From the very first line of the data to the line containing "const FS = 29;", retype everything exactly, leaving the pictures behind.

+ + +

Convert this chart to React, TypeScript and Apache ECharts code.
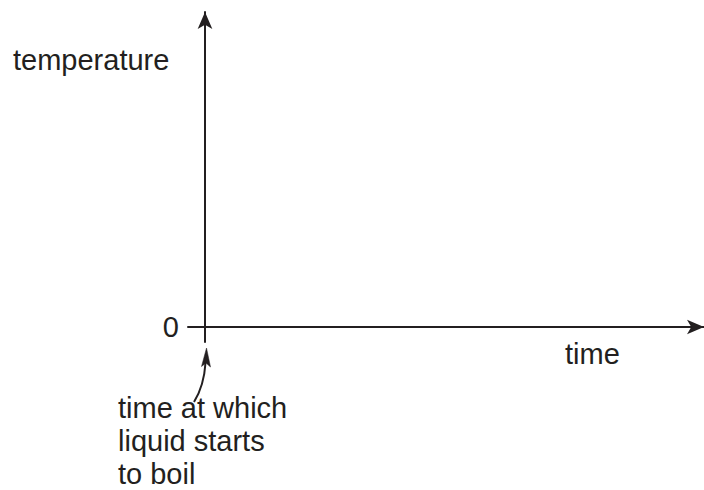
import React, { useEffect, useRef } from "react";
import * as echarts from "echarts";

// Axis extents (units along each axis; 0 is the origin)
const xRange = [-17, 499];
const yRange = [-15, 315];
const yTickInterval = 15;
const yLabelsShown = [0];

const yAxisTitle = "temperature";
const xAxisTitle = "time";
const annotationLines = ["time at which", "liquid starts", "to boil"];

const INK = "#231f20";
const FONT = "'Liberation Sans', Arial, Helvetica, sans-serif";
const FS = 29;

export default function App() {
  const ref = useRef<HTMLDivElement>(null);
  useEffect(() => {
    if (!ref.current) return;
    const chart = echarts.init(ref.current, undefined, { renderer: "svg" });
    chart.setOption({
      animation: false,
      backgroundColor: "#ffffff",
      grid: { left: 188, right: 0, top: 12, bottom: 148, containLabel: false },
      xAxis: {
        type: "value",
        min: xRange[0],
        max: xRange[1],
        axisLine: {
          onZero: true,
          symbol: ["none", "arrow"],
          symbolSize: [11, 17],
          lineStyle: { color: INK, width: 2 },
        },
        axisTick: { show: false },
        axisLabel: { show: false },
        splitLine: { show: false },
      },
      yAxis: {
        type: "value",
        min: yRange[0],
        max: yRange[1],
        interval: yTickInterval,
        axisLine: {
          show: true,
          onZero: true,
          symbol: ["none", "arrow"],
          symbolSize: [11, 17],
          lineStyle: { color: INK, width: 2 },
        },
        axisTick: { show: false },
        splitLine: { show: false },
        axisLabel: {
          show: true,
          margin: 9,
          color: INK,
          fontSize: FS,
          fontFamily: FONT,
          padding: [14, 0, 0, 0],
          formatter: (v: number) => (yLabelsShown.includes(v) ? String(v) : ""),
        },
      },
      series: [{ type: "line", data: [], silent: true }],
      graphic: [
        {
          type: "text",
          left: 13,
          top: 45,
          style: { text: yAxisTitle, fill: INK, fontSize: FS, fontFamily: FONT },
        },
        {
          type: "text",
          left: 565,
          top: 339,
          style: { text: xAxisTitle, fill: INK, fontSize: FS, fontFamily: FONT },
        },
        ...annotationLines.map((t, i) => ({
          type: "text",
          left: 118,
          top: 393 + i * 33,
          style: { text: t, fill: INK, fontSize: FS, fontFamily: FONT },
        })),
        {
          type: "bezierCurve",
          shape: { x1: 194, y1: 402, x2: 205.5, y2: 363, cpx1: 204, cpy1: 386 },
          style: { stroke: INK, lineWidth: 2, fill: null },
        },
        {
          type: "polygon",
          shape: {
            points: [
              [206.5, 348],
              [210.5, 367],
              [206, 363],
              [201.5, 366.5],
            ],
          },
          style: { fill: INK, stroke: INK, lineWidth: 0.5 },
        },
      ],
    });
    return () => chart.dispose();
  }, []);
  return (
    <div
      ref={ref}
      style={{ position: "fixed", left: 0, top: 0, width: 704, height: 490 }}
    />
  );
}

+ + +

> **The completed task**
Convert this chart to React, TypeScript and Apache ECharts code.
import React, { useEffect, useRef } from "react";
import * as echarts from "echarts";

// Axis extents (units along each axis; 0 is the origin)
const xRange = [-17, 499];
const yRange = [-15, 315];
const yTickInterval = 15;
const yLabelsShown = [0];

const yAxisTitle = "temperature";
const xAxisTitle = "time";
const annotationLines = ["time at which", "liquid starts", "to boil"];

const INK = "#231f20";
const FONT = "'Liberation Sans', Arial, Helvetica, sans-serif";
const FS = 29;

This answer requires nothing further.